ARLINGTON, VA. — Interest is growing in the global development and production of alternative proteins, but it’s going to take more capital investment to fulfill their promise. So concludes a new series of state-of-the-industry reports from the Good Food Institute (GFI).

The think tank examined three areas within the alternative protein sector — plant-based alternatives, cultivated meat and precision fermentation — and found a mixed scenario.

Total 2024 global funding for the sector reached $1.1 billion, which was down 29% from 2023.

“There was $1.5 billion total investment in 2023 (across all three categories),” said Daniel Gertner, GFI’s lead economic and industry analyst and one of the authors of the reports. “Four-hundred-and-twenty-five million was Oatly’s convertible note financing, and they’re a publicly traded company. The vast majority of the rest was in privately held companies.”

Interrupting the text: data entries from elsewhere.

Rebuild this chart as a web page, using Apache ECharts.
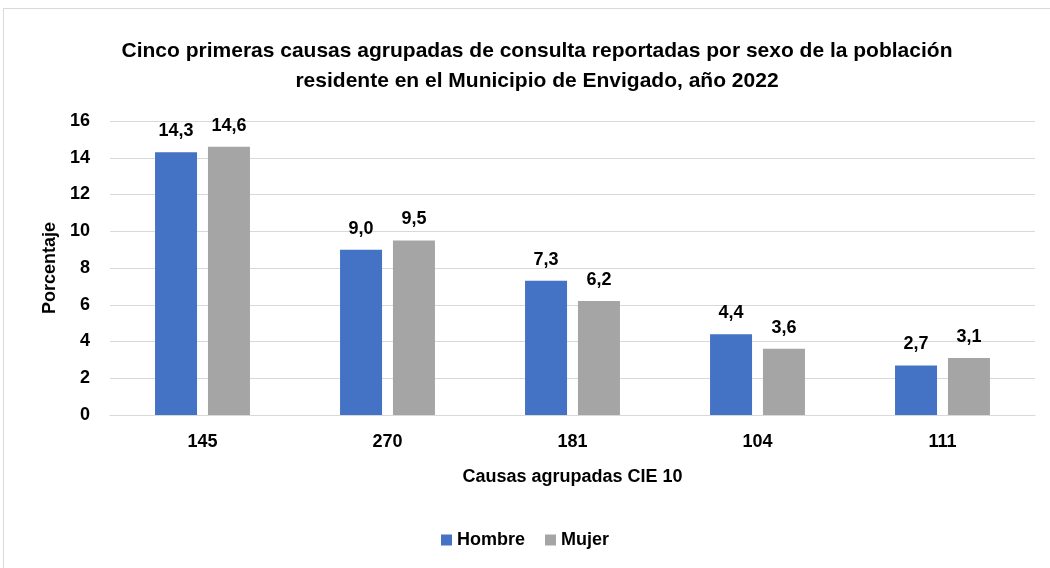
<!DOCTYPE html>
<html>
<head>
<meta charset="utf-8">
<script src="https://cdn.jsdelivr.net/npm/echarts@6/dist/echarts.min.js"></script>
<style>
  html, body { margin: 0; padding: 0; background: #fff; }
  #frame { position: absolute; left: 3px; top: 8px; width: 1060px; height: 580px; border: 1px solid #d9d9d9; }
  #main { position: absolute; left: 0; top: 0; width: 1050px; height: 568px; }
</style>
</head>
<body>
<div id="frame"></div>
<div id="main"></div>
<script>
const causas = ["145", "270", "181", "104", "111"];
const hombre = [14.3, 9.0, 7.3, 4.4, 2.7];
const mujer = [14.6, 9.5, 6.2, 3.6, 3.1];
const fuente = "'Liberation Sans Narrow', 'Arial Narrow', 'Liberation Sans', Arial, sans-serif";

const chart = echarts.init(document.getElementById("main"));
const etiqueta = {
  show: true,
  position: "top",
  distance: 12,
  fontFamily: fuente,
  fontWeight: "bold",
  fontSize: 18,
  color: "#000",
  formatter: p => p.value.toFixed(1).replace(".", ",")
};

chart.setOption({
  animation: false,
  textStyle: { fontFamily: fuente },
  title: {
    text: "Cinco primeras causas agrupadas de consulta reportadas por sexo de la población\nresidente en el Municipio de Envigado, año 2022",
    left: 532,
    top: 31,
    textAlign: "center",
    textStyle: { fontFamily: fuente, fontWeight: "bold", fontSize: 21, lineHeight: 30, color: "#000" }
  },
  legend: {
    bottom: 14,
    left: "center",
    itemWidth: 11,
    itemHeight: 11,
    itemGap: 20,
    icon: "rect",
    textStyle: { fontFamily: fuente, fontWeight: "bold", fontSize: 18, color: "#000" }
  },
  grid: { left: 110, right: 15, top: 121, bottom: 153 },
  xAxis: {
    type: "category",
    data: causas,
    name: "Causas agrupadas CIE 10",
    nameLocation: "middle",
    nameGap: 53,
    nameTextStyle: { fontFamily: fuente, fontWeight: "bold", fontSize: 18, color: "#000" },
    axisLine: { lineStyle: { color: "#d9d9d9", width: 1 } },
    axisTick: { show: false },
    axisLabel: { fontFamily: fuente, fontWeight: "bold", fontSize: 18, color: "#000", margin: 18 }
  },
  yAxis: {
    type: "value",
    min: 0,
    max: 16,
    interval: 2,
    name: "Porcentaje",
    nameLocation: "middle",
    nameGap: 50,
    nameTextStyle: { fontFamily: fuente, fontWeight: "bold", fontSize: 18, color: "#000" },
    axisLine: { show: false },
    axisTick: { show: false },
    axisLabel: { fontFamily: fuente, fontWeight: "bold", fontSize: 18, color: "#000", margin: 20 },
    splitLine: { lineStyle: { color: "#d9d9d9", width: 1 } }
  },
  series: [
    {
      name: "Hombre",
      type: "bar",
      data: hombre,
      barWidth: 42,
      barGap: "26%",
      itemStyle: { color: "#4472c4" },
      label: etiqueta
    },
    {
      name: "Mujer",
      type: "bar",
      data: mujer,
      barWidth: 42,
      itemStyle: { color: "#a5a5a5" },
      label: etiqueta
    }
  ]
});
</script>
</body>
</html>
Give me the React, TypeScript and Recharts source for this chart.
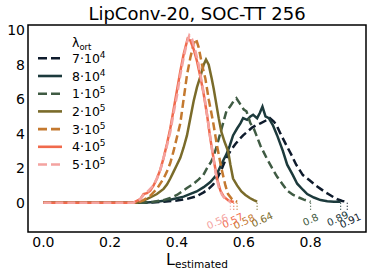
import React from "react";
import {
  LineChart,
  Line,
  XAxis,
  YAxis,
  ReferenceArea,
  ReferenceDot,
} from "recharts";

// density curves of L_estimated, one per lambda_ort  [x, density]
const L_7E4: [number, number][] = [
  [0, 0], [0.32, 0], [0.36, 0.05], [0.4, 0.12], [0.43, 0.22], [0.459, 0.37],
  [0.48, 0.6], [0.495, 0.8], [0.508, 1.04], [0.52, 1.4], [0.535, 2.0],
  [0.548, 2.6], [0.56, 3.0], [0.575, 3.4], [0.588, 3.7], [0.598, 3.9],
  [0.61, 4.1], [0.625, 4.35], [0.638, 4.5], [0.65, 4.6], [0.665, 4.75],
  [0.678, 4.9], [0.69, 4.7], [0.698, 4.5], [0.71, 4.0], [0.727, 3.35],
  [0.742, 2.8], [0.757, 2.2], [0.777, 1.6], [0.797, 1.3], [0.815, 1.0],
  [0.83, 0.8], [0.845, 0.6], [0.857, 0.46], [0.87, 0.3], [0.88, 0.2],
  [0.895, 0.1], [0.91, 0.05],
];
const L_8E4: [number, number][] = [
  [0, 0], [0.3, 0], [0.34, 0.05], [0.38, 0.17], [0.42, 0.35], [0.459, 0.65],
  [0.48, 0.9], [0.5, 1.2], [0.518, 1.6], [0.53, 2.1], [0.54, 2.5],
  [0.548, 2.8], [0.558, 3.3], [0.568, 3.9], [0.58, 4.3], [0.59, 4.6],
  [0.598, 4.9], [0.61, 4.8], [0.62, 5.0], [0.628, 5.1], [0.64, 4.9],
  [0.648, 5.2], [0.656, 5.57], [0.665, 5.0], [0.675, 4.9], [0.687, 4.5],
  [0.7, 3.9], [0.717, 3.0], [0.73, 2.2], [0.747, 1.6], [0.76, 1.1],
  [0.777, 0.75], [0.79, 0.5], [0.81, 0.3], [0.83, 0.15], [0.85, 0.08],
  [0.87, 0.06], [0.89, 0.05],
];
const L_1E5: [number, number][] = [
  [0, 0], [0.3, 0], [0.33, 0.05], [0.36, 0.15], [0.38, 0.27], [0.4, 0.45],
  [0.43, 0.85], [0.45, 1.1], [0.465, 1.35], [0.479, 1.6], [0.49, 2.0],
  [0.5, 2.3], [0.508, 2.6], [0.518, 3.2], [0.528, 3.9], [0.538, 4.6],
  [0.548, 5.3], [0.56, 5.6], [0.57, 5.9], [0.578, 6.05], [0.59, 5.7],
  [0.6, 5.4], [0.608, 5.3], [0.62, 4.6], [0.63, 4.3], [0.638, 3.9],
  [0.65, 3.3], [0.668, 2.6], [0.685, 2.0], [0.7, 1.5], [0.715, 1.1],
  [0.73, 0.7], [0.747, 0.46], [0.765, 0.3], [0.78, 0.18], [0.8, 0.05],
];
const L_2E5: [number, number][] = [
  [0, 0], [0.28, 0], [0.3, 0.12], [0.32, 0.3], [0.34, 0.5], [0.36, 0.8],
  [0.37, 1.05], [0.38, 1.4], [0.39, 1.8], [0.4, 2.2], [0.41, 2.6],
  [0.42, 3.2], [0.43, 3.9], [0.44, 4.9], [0.45, 5.9], [0.46, 6.7],
  [0.47, 7.3], [0.48, 8.0], [0.487, 8.3], [0.495, 8.0], [0.504, 7.2],
  [0.51, 6.6], [0.518, 5.7], [0.525, 4.9], [0.533, 4.1], [0.543, 3.5],
  [0.553, 3.0], [0.56, 2.2], [0.568, 1.4], [0.58, 1.0], [0.593, 0.65],
  [0.605, 0.45], [0.618, 0.27], [0.63, 0.15], [0.64, 0.06],
];
const L_3E5: [number, number][] = [
  [0, 0], [0.28, 0], [0.3, 0.15], [0.32, 0.4], [0.34, 0.8], [0.36, 1.4],
  [0.37, 1.8], [0.38, 2.3], [0.39, 3.0], [0.4, 3.8], [0.41, 4.6],
  [0.42, 6.0], [0.43, 7.4], [0.44, 8.4], [0.45, 9.2], [0.457, 9.5],
  [0.465, 9.0], [0.475, 8.0], [0.485, 7.2], [0.495, 6.0], [0.508, 4.7],
  [0.52, 3.3], [0.533, 2.0], [0.545, 1.0], [0.553, 0.5], [0.565, 0.2],
  [0.58, 0.05],
];
const L_4E5: [number, number][] = [
  [0, 0], [0.27, 0], [0.29, 0.2], [0.3, 0.5], [0.31, 0.55], [0.32, 0.7],
  [0.33, 1.0], [0.34, 1.4], [0.35, 1.9], [0.36, 2.6], [0.37, 3.4],
  [0.38, 4.3], [0.39, 5.4], [0.4, 6.5], [0.41, 7.6], [0.42, 8.6],
  [0.432, 9.5], [0.44, 9.4], [0.45, 8.9], [0.46, 8.2], [0.47, 7.3],
  [0.48, 6.3], [0.49, 5.1], [0.5, 3.7], [0.51, 2.5], [0.52, 1.4],
  [0.53, 0.7], [0.54, 0.35], [0.555, 0.12], [0.57, 0.04],
];
const L_5E5: [number, number][] = [
  [0, 0], [0.27, 0], [0.29, 0.2], [0.3, 0.45], [0.31, 0.6], [0.32, 0.8],
  [0.33, 1.0], [0.34, 1.4], [0.35, 1.9], [0.36, 2.6], [0.37, 3.3],
  [0.38, 4.1], [0.39, 5.2], [0.4, 6.2], [0.41, 7.4], [0.42, 8.4],
  [0.43, 9.3], [0.437, 9.7], [0.445, 9.5], [0.455, 8.8], [0.465, 8.0],
  [0.475, 6.9], [0.485, 5.8], [0.495, 4.4], [0.505, 3.1], [0.515, 1.8],
  [0.525, 0.9], [0.535, 0.45], [0.545, 0.2], [0.56, 0.05],
];

const LAMBDA_BASE = ["7", "8", "1", "2", "3", "4", "5"];
const LAMBDA_EXP = ["4", "4", "5", "5", "5", "5", "5"];
const CURVES = [L_7E4, L_8E4, L_1E5, L_2E5, L_3E5, L_4E5, L_5E5];

const X_TICKS = [0, 0.2, 0.4, 0.6, 0.8];
const Y_TICKS = [0, 2, 4, 6, 8, 10];

// styling
const COLORS = ["#0e1b2c", "#1c3a3c", "#3f5b43", "#7a6b2a", "#c4792f", "#f06a4c", "#f4a3a0"];
const DASHED = [true, false, true, false, true, false, true];
const LABEL_DX = [3, -3, 0, 5, 7, -1, -13];
const LABEL_DY = [18, 16, 17, 17, 19, 18, 19];
const X_DOMAIN = [-0.046, 0.966];
const Y_DOMAIN = [-1.7, 10.3];
const FONT = "DejaVu Sans, sans-serif";

const series = CURVES.map((pts, i) => ({
  data: pts.map(([x, y]) => ({ x, y })),
  max: pts[pts.length - 1][0],
  color: COLORS[i],
  dashed: DASHED[i],
}));

function EndMarker({ cx, cy, color, text, dx, dy }: any) {
  return (
    <g>
      <line
        x1={cx}
        y1={cy}
        x2={cx}
        y2={cy + 8}
        stroke={color}
        strokeWidth={1.2}
        strokeDasharray="1 2"
      />
      <text
        transform={`translate(${cx + dx}, ${cy + dy}) rotate(-25)`}
        textAnchor="middle"
        dominantBaseline="central"
        fill={color}
        fontSize={10}
        fontFamily={FONT}
      >
        {text}
      </text>
    </g>
  );
}

function Overlay() {
  return (
    <svg
      width={373}
      height={275}
      style={{ position: "absolute", left: 0, top: 0, pointerEvents: "none" }}
      fontFamily={FONT}
    >
      <text x={197} y={20} textAnchor="middle" fontSize={18} fill="#000">
        LipConv-20, SOC-TT 256
      </text>
      <text x={72} y={47} fontSize={12.5} fill="#000">
        λ<tspan dy={3} fontSize={8.5}>ort</tspan>
      </text>
      {series.map((s, i) => {
        const y = 58.3 + i * 17.7;
        return (
          <g key={i}>
            <line
              x1={38}
              x2={62}
              y1={y}
              y2={y}
              stroke={s.color}
              strokeWidth={2.6}
              strokeDasharray={s.dashed ? "9 4" : undefined}
            />
            <text x={72} y={y + 4.5} fontSize={12.5} fill="#000">
              {LAMBDA_BASE[i]}·10
              <tspan dy={-5} fontSize={9}>
                {LAMBDA_EXP[i]}
              </tspan>
            </text>
          </g>
        );
      })}
      <text x={197} y={265} textAnchor="middle" fontSize={16} fill="#000">
        L<tspan dy={3} fontSize={10.5}>estimated</tspan>
      </text>
    </svg>
  );
}

export default function App() {
  return (
    <div style={{ position: "absolute", left: 0, top: 0, width: 373, height: 275, background: "#fff" }}>
      <LineChart
        width={373}
        height={275}
        margin={{ top: 25, right: 7, left: 0, bottom: 0 }}
      >
        <XAxis
          type="number"
          dataKey="x"
          domain={X_DOMAIN}
          ticks={X_TICKS}
          tickFormatter={(v: number) => v.toFixed(1)}
          height={43}
          axisLine={false}
          tickLine={false}
          tickSize={3}
          tickMargin={2}
          tick={{ fontSize: 14, fill: "#000", fontFamily: FONT }}
          allowDataOverflow
        />
        <YAxis
          type="number"
          domain={Y_DOMAIN}
          ticks={Y_TICKS}
          width={28}
          axisLine={false}
          tickLine={false}
          tickSize={3}
          tickMargin={0}
          tick={{ fontSize: 14, fill: "#000", fontFamily: FONT }}
          allowDataOverflow
        />
        <ReferenceArea
          x1={X_DOMAIN[0]}
          x2={X_DOMAIN[1]}
          y1={Y_DOMAIN[0]}
          y2={Y_DOMAIN[1]}
          fill="none"
          stroke="#000"
          strokeWidth={1.5}
          fillOpacity={0}
        />
        {series.map((s, i) => (
          <Line
            key={i}
            data={s.data}
            dataKey="y"
            type="linear"
            stroke={s.color}
            strokeWidth={2.5}
            strokeDasharray={s.dashed ? "8 4" : undefined}
            dot={false}
            activeDot={false}
            isAnimationActive={false}
          />
        ))}
        {series.map((s, i) => (
          <ReferenceDot
            key={`m${i}`}
            x={s.max}
            y={0}
            r={0}
            shape={(p: any) => (
              <EndMarker
                cx={p.cx}
                cy={p.cy}
                color={s.color}
                text={String(s.max)}
                dx={LABEL_DX[i]}
                dy={LABEL_DY[i]}
              />
            )}
          />
        ))}
      </LineChart>
      <Overlay />
    </div>
  );
}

Capital flows to fermentation

Fermentation companies drew the largest capital infusion last year at $651 million (up 43% from 2023), GFI said, followed by cultivated meat and seafood producers at $139 million (a year-over-year drop of 40%) and plant-based projects with $309 million in investment (down 64% from 2023).

GFI highlighted Meati Foods, a Boulder, Colo.-based manufacturer of mycelium steak, chicken and breakfast patty products, for receiving $100 million in the largest fermentation deal of 2024. Emeryville, Calif.-based Prolific Machines, which uses light to make the cell cultivation process more efficient, attracted $54.6 million in Series B financing last year, GFI said, and Heura Foods, a producer of plant-based proteins headquartered in Barcelona, brought in $43 million in 2024, more than doubling its total funding.

Gertner said companies that manufacture fermentation-enabled products increasingly have drawn investors because of their productivity and the growing consumer interest in the sector.

“And fermentation as a production platform has seen pretty good government support in recent years because it fits into the biotechnology push,” he said. “I think those factors play into the sustained interest in bio-fermentation and traditional (fermentation), but they both need more capital investment.”

Privately held alternative protein companies raised more money than publicly traded companies last year, according to GFI, particularly involving fermentation-enabled products. Gertner said that’s because the majority of businesses are privately held, and the category enjoys more favorable consumer perceptions along with government support.

“Since the first disclosed investment in a fermentation company in 2013, privately held companies in the fermentation sector have raised $4.8 billion, while publicly traded companies have secured $39 million,” the GFI report said.

Regulations impact investment

Government regulations impact investment in the alternative protein sector, according to the report, pointing to “significant regulatory approval milestones” that occurred last year in Canada and New Zealand involving fermentation.

“Regulation in general can speed or slow a novel product’s path to market and affect the amount of funding a company receives,” Gertner said. “So, the more that proceeds, the more favorable for companies to be able to go through that process and receive approval and receive funding. Public regulation is very important.”

Cultivated meat has been slow to receive US government regulatory approval, and Gertner said the only two products approved for sale — cultivated chicken from Berkeley, Calif.-based Upside Foods and Just Eat’s Good Meat brand — aren’t currently being sold. However, Upside plans to launch a second cultivated chicken product in the United States by the end of 2025, and Good Meat’s 3% cultivated chicken product is available at one retail outlet in Singapore.

Meanwhile, several states already have banned cultivated meat before it can get to market. Last week, Nebraska became the sixth state to pass a ban, following Montana, Indiana, Mississippi, Alabama and Florida.

“Regulatory is the main issue right now,” Gertner said. “Investors may be hesitant to provide financing without regulatory clarity and companies being able to produce.

“State bans in and of themselves are not the problem. It’s really federal regulation that will determine whether companies will be able to sell and how soon.”

There were a few positive investment developments for the US cultivated meat sector last year, according to GFI. One example is Tufts University in Massachusetts, which received a $2.1 million state grant to establish the Foodtech Engineering for Alternative Sustainable Technologies center. The goal is to foster growth in the cellular agriculture sector, support workforce development and advance cultivated meat technologies.

Some bright spots for plant-based

Besides Heura’s $43 million capital infusion last year, GFI said Oatside, a Singapore-based oat milk manufacturer, had raised $35 million in a Series B funding round, and Plantible Foods, a San Diego-based manufacturer of Rubi Protein derived from Lemna (commonly known as duckweed), had closed a $30 million Series B funding round.

The funding rounds came despite a “fundamentally different” investment environment in the past two years compared with the period before 2022 when interest rates were lower, GFI said.

Privately held plant-based meat, seafood, eggs or dairy companies now have raised a total of $8.4 billion since 2006, the report said, while publicly traded plant-based protein companies have raised $2.5 billion.